The book, Amsterdam and the History of Slavery, uses extensive research carried out by the International Institute of Social History on behalf of the municipality of Amsterdam. Copies of it are now being made available to the capital’s residents and can be picked up at City Hall and larger libraries.

Researchers are said to have uncovered the integral role that Amsterdam administrators played in the Dutch East India company and the Dutch West India company. They have also explored the investments of high-profile individuals in slave ships and sugar plantations.

Rutger Groot Wassink, Amsterdam’s deputy mayor, told Het Parool newspaper on Friday: “Who we are as a city is partly determined by our shared past – the beautiful and the terrible. We need to know the facts and not be afraid of the conversation.”

“In this way we can share the lessons of the past with each other and pass them on to new generations,” he said.

The news was met with a positive reaction on social media. One UK resident tweeted: “The Dutch are prepared to look at their role in the slave trade. Are we?”

Another applauded the Dutch royal family’s involvement. “That recognition is being PROMOTED by the Dutch royal family and other institutions, not dismissed as ‘woke’ or ‘contested’,” he wrote.

Dutch traders are known to have shipped more than 600,000 African people to North and South America, and between 660,000 and 1.1 million people around the Indian Ocean, before the Netherlands officially abolished slavery in the colonies of Suriname and the Dutch Antilles in July 1863.

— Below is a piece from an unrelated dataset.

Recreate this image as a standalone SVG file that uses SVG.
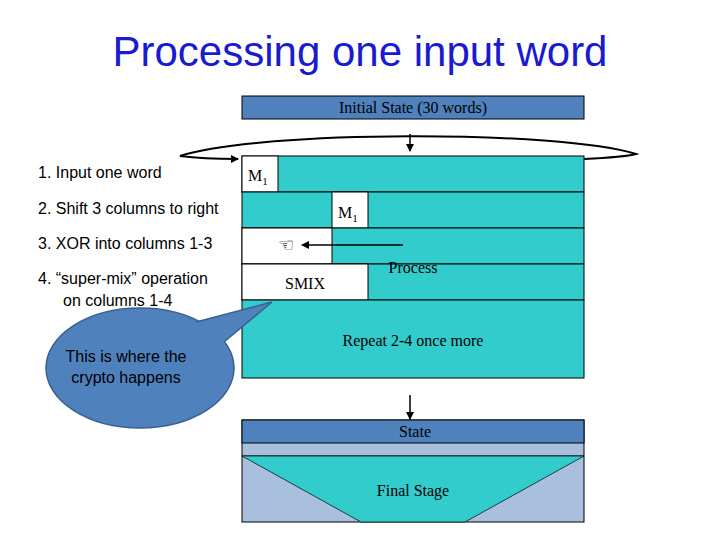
<svg xmlns="http://www.w3.org/2000/svg" width="720" height="540" viewBox="0 0 720 540">
<style>
.s{font-family:"Liberation Sans",Arial,sans-serif;font-size:16px;fill:#000}
.t{font-family:"Liberation Serif","Times New Roman",serif;font-size:16px;fill:#000}
.c{fill:#33cccc;stroke:#000;stroke-width:1}
.w{fill:#fff;stroke:#000;stroke-width:1}
</style>
<defs><marker id="a" markerWidth="8" markerHeight="8" refX="7" refY="4" orient="auto" markerUnits="userSpaceOnUse"><path d="M0,0L8,4L0,8z" fill="#000"/></marker></defs>
<rect width="720" height="540" fill="#fff"/>
<text x="360" y="66" text-anchor="middle" style="font-family:'Liberation Sans',Arial,sans-serif;font-size:42px;fill:#1a1ad0">Processing one input word</text>
<g id="init"><rect x="242" y="96" width="342" height="23" fill="#4f81bd" stroke="#000"/><text class="t" x="413" y="113" text-anchor="middle" fill="#000033">Initial State (30 words)</text></g>
<g id="labels">
<text class="s" x="38" y="178">1. Input one word</text>
<text class="s" x="38" y="214">2. Shift 3 columns to right</text>
<text class="s" x="38" y="249">3. XOR into columns 1-3</text>
<text class="s" x="38" y="284">4. “super-mix” operation</text>
<text class="s" x="63" y="306">on columns 1-4</text>
</g>
<g id="block">
<rect class="c" x="242" y="156" width="342" height="36"/>
<rect class="w" x="242" y="156" width="36" height="36"/>
<text class="t" x="248" y="181">M<tspan font-size="11" dy="4">1</tspan></text>
<rect class="c" x="242" y="192" width="342" height="36"/>
<rect class="w" x="332" y="192" width="36" height="36"/>
<text class="t" x="338" y="218">M<tspan font-size="11" dy="4">1</tspan></text>
<rect class="c" x="242" y="228" width="342" height="36"/>
<rect class="w" x="242" y="228" width="90" height="36"/>
<text x="278" y="251" style="font-family:'DejaVu Sans',sans-serif;font-size:18px">☜</text>
<rect class="c" x="242" y="264" width="342" height="36"/>
<rect class="w" x="242" y="264" width="126" height="36"/>
<text class="t" x="305" y="289" text-anchor="middle">SMIX</text>
<text class="t" x="413" y="273" text-anchor="middle">Process</text>
<rect class="c" x="242" y="300" width="342" height="78"/>
<text class="t" x="413" y="346" text-anchor="middle">Repeat 2-4 once more</text>
</g>
<g id="final">
<rect x="242" y="420" width="342" height="102" fill="#a8c0de" stroke="#000"/>
<rect x="242" y="420" width="342" height="23" fill="#4f81bd" stroke="#000"/>
<line x1="242" y1="456" x2="584" y2="456" stroke="#000"/>
<path d="M242,456L584,456L465,522L361,522z" fill="#33cccc" stroke="#000" stroke-width="0.7"/>
<text class="t" x="415" y="437" text-anchor="middle" fill="#000033">State</text>
<text class="t" x="413" y="496" text-anchor="middle">Final Stage</text>
</g>
<g id="callout">
<ellipse cx="140" cy="368" rx="94" ry="60" fill="#4f81bd" stroke="#3a6090" stroke-width="1.5"/>
<path d="M196,322 L272,302 L224,342 Z" fill="#4f81bd"/>
<path d="M196,322 L272,302 L224,342" fill="none" stroke="#3a6090" stroke-width="1.5"/>
<text class="s" x="126" y="362" text-anchor="middle">This is where the</text>
<text class="s" x="126" y="383" text-anchor="middle">crypto happens</text>
</g>
<g id="connectors" fill="none" stroke="#000" stroke-width="2">
<path d="M584,159 C605,158 625,157 636,154 C560,130 260,130 180,156 C195,158 215,159 238,159" marker-end="url(#a)"/>
<line x1="410" y1="134" x2="410" y2="151" stroke-width="1.5" marker-end="url(#a)"/>
<line x1="403" y1="245" x2="302" y2="245" stroke-width="1.5" marker-end="url(#a)"/>
<line x1="410" y1="395" x2="410" y2="419" stroke-width="1.5" marker-end="url(#a)"/>
</g>
</svg>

There has been a recent push by the nation’s royal family, and key cultural Dutch institutions, to acknowledge the scale of the country’s involvement in the exploitation of enslaved people.

Last year, King Willem-Alexander apologised for the “excessive violence” inflicted on Indonesia during his country’s colonial rule, making it the monarchy’s first such admission of regret to the southeast Asian nation.

Institutions in other countries, such as the UK, have made similar gestures, with the Bank of England last year apologising for the part played in slavery by some of its former governors, following global demands for accountability after conversations sparked by the Black Lives Matter movement last summer.